Another confusion was the name above a pub door. In England the name of the licensee appears on a plate above the door to the public bar. This means that if the beer is bad you know exactly who to blame. In South Africa every pub in the 1980's seemed to be owned by a bloke called Reg van Toegang. I assumed Reg to be a very powerful Broederbonder until someone translated for me four years later.
Having settled into my "commune" in Rosebank, I bought a company car and had the radio stolen in the first week. I was slowly getting into the rhythm of South African life but I still hadn't a clue where to tune my radio dial. I started out with the SABC English service and I'm not sure it was even called SAfm in those days.

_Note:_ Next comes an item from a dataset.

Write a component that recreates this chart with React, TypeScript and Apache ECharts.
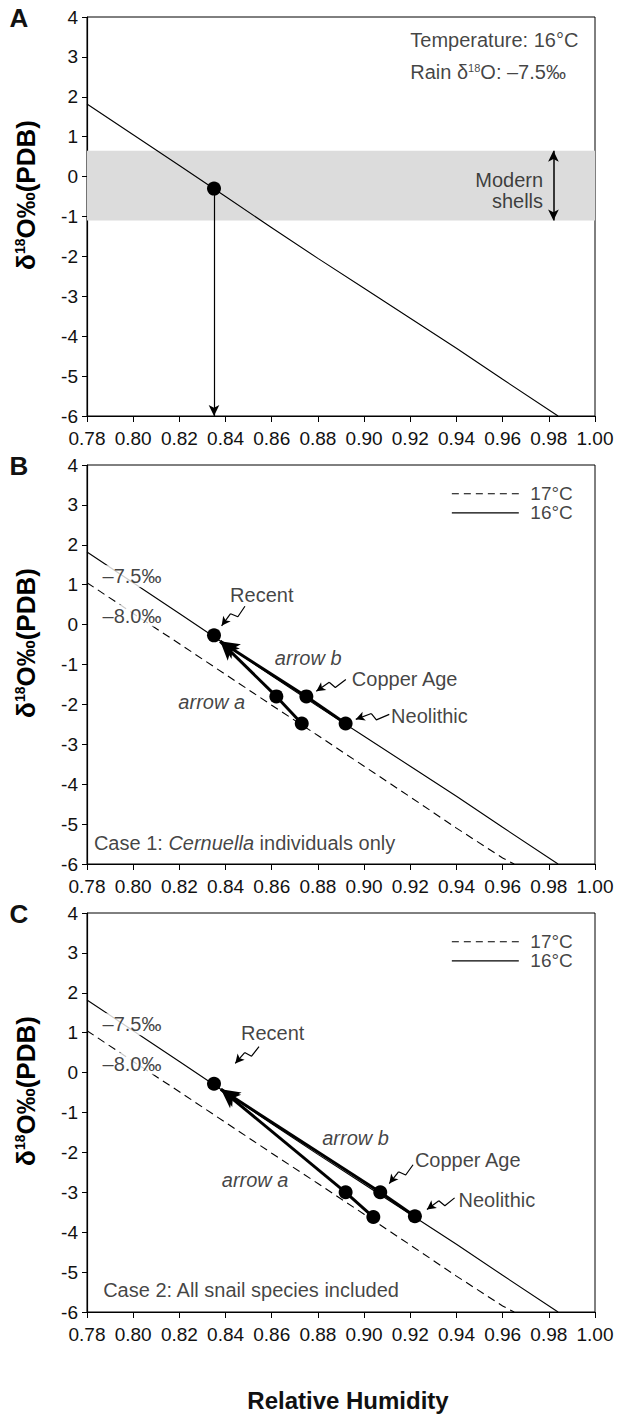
import React, { useEffect, useRef } from "react";
import * as echarts from "echarts";

// ---------- data ----------
const rh16 = [0.78, 0.8, 0.82, 0.84, 0.86, 0.88, 0.9, 0.92, 0.94, 0.96, 0.984];
const d16 = [1.82, 1.05, 0.28, -0.5, -1.28, -2.05, -2.8, -3.55, -4.3, -5.08, -6.0];
const rh17 = [0.78, 0.8, 0.82, 0.84, 0.86, 0.88, 0.9, 0.92, 0.94, 0.96, 0.965];
const d17 = [1.05, 0.28, -0.48, -1.25, -2.02, -2.78, -3.55, -4.32, -5.1, -5.85, -6.0];

const recentA = [0.835, -0.3];
const modernBand = [0.65, -1.1];

const recentB = [0.835, -0.27];
const arrowAB = [[0.873, -2.48], [0.862, -1.8]];
const arrowBB = [[0.892, -2.48], [0.875, -1.8]];
const tipB = [0.8377, -0.42];

const recentC = [0.835, -0.28];
const arrowAC = [[0.904, -3.62], [0.892, -3.0]];
const arrowBC = [[0.922, -3.6], [0.907, -3.0]];
const tipC = [0.838, -0.42];

const X_MIN = 0.78, X_MAX = 1.0, X_INT = 0.02;
const Y_MIN = -6, Y_MAX = 4, Y_INT = 1;

const FONT = "'Liberation Sans', Arial, sans-serif";
const GRID_TOPS = [17, 465, 913];
const GRID_H = 399;
const PX = 508 / 0.22; // px per x unit (for zigzag shape)
const PY = 399 / 10; // px per y unit

function zig(S: number[], T: number[]) {
  const dx = (T[0] - S[0]) * PX;
  const dy = (T[1] - S[1]) * PY;
  const len = Math.hypot(dx, dy);
  const nx = -dy / len, ny = dx / len;
  const toD = (px: number, py: number) => [S[0] + px / PX, S[1] + py / PY];
  const p1 = toD(dx * 0.4 + nx * 3.5, dy * 0.4 + ny * 3.5);
  const p2 = toD(dx * 0.52 - nx * 3.5, dy * 0.52 - ny * 3.5);
  return { pts: [S, p1, p2], last: p2 };
}

export default function App() {
  const ref = useRef<HTMLDivElement>(null);
  useEffect(() => {
    if (!ref.current) return;
    const chart = echarts.init(ref.current, undefined, { renderer: "svg" });

    const grids = GRID_TOPS.map((t) => ({
      left: 87, width: 508, top: t, height: GRID_H,
      show: true, borderColor: "#000", borderWidth: 1, backgroundColor: "transparent",
    }));
    const xAxes = GRID_TOPS.map((_, i) => ({
      type: "value", gridIndex: i, min: X_MIN, max: X_MAX, interval: X_INT,
      axisLine: { onZero: false, lineStyle: { color: "#000", width: 1.2 } },
      axisTick: { show: true, length: 6, lineStyle: { color: "#000" } },
      splitLine: { show: false },
      axisLabel: { color: "#111", fontSize: 19, fontFamily: FONT, margin: 13,
        formatter: (v: number) => v.toFixed(2) },
    }));
    const yAxes = GRID_TOPS.map((_, i) => ({
      type: "value", gridIndex: i, min: Y_MIN, max: Y_MAX, interval: Y_INT,
      axisLine: { show: true, onZero: false, lineStyle: { color: "#000", width: 1.2 } },
      axisTick: { show: true, length: 5, lineStyle: { color: "#000" } },
      splitLine: { show: false },
      axisLabel: { color: "#111", fontSize: 19, fontFamily: FONT, margin: 9 },
    }));

    const black = "#000";
    const lineS = (i: number, xs: number[], ys: number[], dashed: boolean, extra: any = {}) => ({
      type: "line", xAxisIndex: i, yAxisIndex: i, symbol: "none", silent: true,
      data: xs.map((x, k) => [x, ys[k]]),
      lineStyle: { color: black, width: 1.1, type: dashed ? [8, 5] : "solid" },
      z: 3, ...extra,
    });
    const pointS = (i: number, pts: number[][]) => ({
      type: "scatter", xAxisIndex: i, yAxisIndex: i, symbol: "circle", symbolSize: 14,
      itemStyle: { color: black, opacity: 1 }, data: pts, z: 6, silent: true,
    });
    const arrowS = (i: number, seg: number[][], tip: number[]) => ({
      type: "line", xAxisIndex: i, yAxisIndex: i, symbol: "none", silent: true,
      data: seg, lineStyle: { color: black, width: 3 }, z: 5,
      markLine: {
        silent: true, symbol: ["none", "arrow"], symbolSize: [13, 19],
        lineStyle: { color: black, width: 3, type: "solid" }, label: { show: false },
        data: [[{ coord: seg[1] }, { coord: tip }]],
      },
    });
    const zigS = (i: number, S: number[], T: number[]) => {
      const z = zig(S, T);
      return {
        type: "line", xAxisIndex: i, yAxisIndex: i, symbol: "none", silent: true,
        data: z.pts, lineStyle: { color: black, width: 1.2 }, z: 5,
        markLine: {
          silent: true, symbol: ["none", "arrow"], symbolSize: [7, 9],
          lineStyle: { color: black, width: 1.2, type: "solid" }, label: { show: false },
          data: [[{ coord: z.last }, { coord: T }]],
        },
      };
    };
    const FS = 20;
    const rich = {
      s: { fontSize: 11, fontFamily: FONT, color: "#111", verticalAlign: "top", padding: [0, 0, 9, 0] },
      n: { fontSize: FS, fontFamily: FONT, color: "#111" },
      it: { fontSize: FS, fontFamily: FONT, color: "#111", fontStyle: "italic" },
    };
    const txt = (x: number, y: number, text: string, align: string, opts: any = {}) => ({
      value: [x, y],
      label: {
        show: true, formatter: text,
        position: align === "left" ? "right" : align === "right" ? "left" : "inside",
        distance: 0, color: "#111", fontSize: FS, fontFamily: FONT, rich, ...opts,
      },
    });
    const textS = (i: number, items: any[]) => ({
      type: "scatter", xAxisIndex: i, yAxisIndex: i, symbolSize: 0, silent: true,
      itemStyle: { color: "transparent" }, data: items, z: 10,
    });

    const series: any[] = [];
    // Panel A
    series.push(lineS(0, rh16, d16, false, {
      markArea: {
        silent: true, itemStyle: { color: "#dcdcdc" },
        data: [[{ yAxis: modernBand[0] }, { yAxis: modernBand[1] }]],
      },
    }));
    series.push({
      type: "line", xAxisIndex: 0, yAxisIndex: 0, symbol: "none", silent: true, data: [],
      markLine: {
        silent: true, symbol: ["none", "arrow"], symbolSize: [8, 11],
        lineStyle: { color: black, width: 1.2, type: "solid" }, label: { show: false },
        data: [[{ coord: recentA }, { coord: [recentA[0], Y_MIN] }]],
      },
    });
    series.push({
      type: "line", xAxisIndex: 0, yAxisIndex: 0, symbol: "none", silent: true, data: [],
      markLine: {
        silent: true, symbol: ["arrow", "arrow"], symbolSize: [8, 11],
        lineStyle: { color: black, width: 1.5, type: "solid" }, label: { show: false },
        data: [[{ coord: [0.982, modernBand[0]] }, { coord: [0.982, modernBand[1]] }]],
      },
    });
    series.push(pointS(0, [recentA]));
    series.push(textS(0, [
      txt(0.9200, 3.42, "Temperature: 16°C", "left"),
      txt(0.9200, 2.62, "{n|Rain δ}{s|18}{n|O: –7.5‰}", "left"),
      txt(0.9775, -0.08, "Modern", "right"),
      txt(0.9775, -0.61, "shells", "right"),
    ]));

    // Panels B and C
    const panels = [
      { i: 1, recent: recentB, aA: arrowAB, aB: arrowBB, tip: tipB,
        zigs: [[[0.8484, 0.46], [0.8383, -0.03]], [[0.8921, -1.375], [0.8793, -1.67]], [[0.9109, -2.25], [0.8964, -2.375]]],
        texts: [
          txt(0.8557, 0.75, "Recent", "center"),
          txt(0.8947, -1.36, "Copper Age", "left"),
          txt(0.9117, -2.28, "Neolithic", "left"),
          txt(0.8758, -0.83, "arrow b", "center", { fontStyle: "italic" }),
          txt(0.834, -1.94, "arrow a", "center", { fontStyle: "italic" }),
          txt(0.783, -5.48, "{n|Case 1: }{it|Cernuella}{n| individuals only}", "left"),
        ] },
      { i: 2, recent: recentC, aA: arrowAC, aB: arrowBC, tip: tipC,
        zigs: [[[0.8545, 0.65], [0.8442, 0.23]], [[0.9212, -2.31], [0.9109, -2.78]], [[0.9392, -3.14], [0.9272, -3.43]]],
        texts: [
          txt(0.8604, 0.98, "Recent", "center"),
          txt(0.922, -2.2, "Copper Age", "left"),
          txt(0.9409, -3.2, "Neolithic", "left"),
          txt(0.8963, -1.64, "arrow b", "center", { fontStyle: "italic" }),
          txt(0.8528, -2.68, "arrow a", "center", { fontStyle: "italic" }),
          txt(0.787, -5.46, "Case 2: All snail species included", "left"),
        ] },
    ];
    panels.forEach((p) => {
      const i = p.i;
      series.push(lineS(i, rh16, d16, false));
      series.push(lineS(i, rh17, d17, true));
      // legend
      series.push(lineS(i, [0.938, 0.967], [3.28, 3.28], true, { lineStyle: { color: black, width: 1.1, type: [7, 5] } }));
      series.push(lineS(i, [0.938, 0.967], [2.8, 2.8], false));
      series.push(arrowS(i, p.aA, p.tip));
      series.push(arrowS(i, p.aB, p.tip));
      p.zigs.forEach((z) => series.push(zigS(i, z[0], z[1])));
      series.push(pointS(i, [p.recent, ...p.aA, ...p.aB]));
      series.push(textS(i, [
        txt(0.972, 3.28, "17°C", "left", { lineHeight: 17, fontSize: 19 }),
        txt(0.972, 2.8, "16°C", "left", { lineHeight: 17, fontSize: 19 }),
        txt(0.7995, 1.21, "–7.5‰", "center", { backgroundColor: "#fff", padding: [1, 2] }),
        txt(0.7995, 0.225, "–8.0‰", "center", { backgroundColor: "#fff", padding: [1, 2] }),
        ...p.texts,
      ]));
    });

    const yTitleRich = {
      b: { fontSize: 26, fontWeight: "bold", fontFamily: FONT, color: "#111" },
      s: { fontSize: 14, fontWeight: "bold", fontFamily: FONT, color: "#111", verticalAlign: "top", padding: [0, 0, 11, 0] },
    };
    const graphic: any[] = [];
    ["A", "B", "C"].forEach((L, k) => {
      graphic.push({
        type: "text", x: 19, y: GRID_TOPS[k] + 1,
        style: { text: L, font: `bold 26px ${FONT}`, fill: "#111", align: "center", verticalAlign: "middle" },
      });
      graphic.push({
        type: "text", x: 26, y: GRID_TOPS[k] + 178, rotation: Math.PI / 2,
        style: {
          text: "{b|δ}{s|18}{b|O‰(PDB)}", rich: yTitleRich,
          align: "center", verticalAlign: "middle",
        },
      });
    });
    graphic.push({
      type: "text", x: 348, y: 1400,
      style: { text: "Relative Humidity", font: `bold 24px ${FONT}`, fill: "#111",
        align: "center", verticalAlign: "middle" },
    });

    chart.setOption({
      animation: false,
      backgroundColor: "#fff",
      grid: grids, xAxis: xAxes, yAxis: yAxes, series, graphic,
    });
    return () => chart.dispose();
  }, []);
  return (
    <div ref={ref} style={{ position: "absolute", left: 0, top: 0, width: 620, height: 1428 }} />
  );
}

I remember a nice lady called Bea Read every morning who reassured me that, although I may be living in a pariah state, I shouldn't believe everything I read in the foreign press. How could Bea, with her beautiful enunciation, be the servant of an oppressive regime I wondered? It was obviously the communists who were spreading rumours.
Bea was my anchor in the early days as was the man who came on at seven in the morning for a bit of religious reflection in a spot called "Think on these things". The presenter of this daily reminder that all good South Africans should read the Bible had a strong authoritative voice and a very clipped English accent. The sort of voice you knew you could trust. The sort of voice that suggested that the voice's owner had the ex directory telephone number of God himself. It was comforting stuff in an age when the natives were just beginning to get "cheeky", as the northern suburbs kugels put it in those days.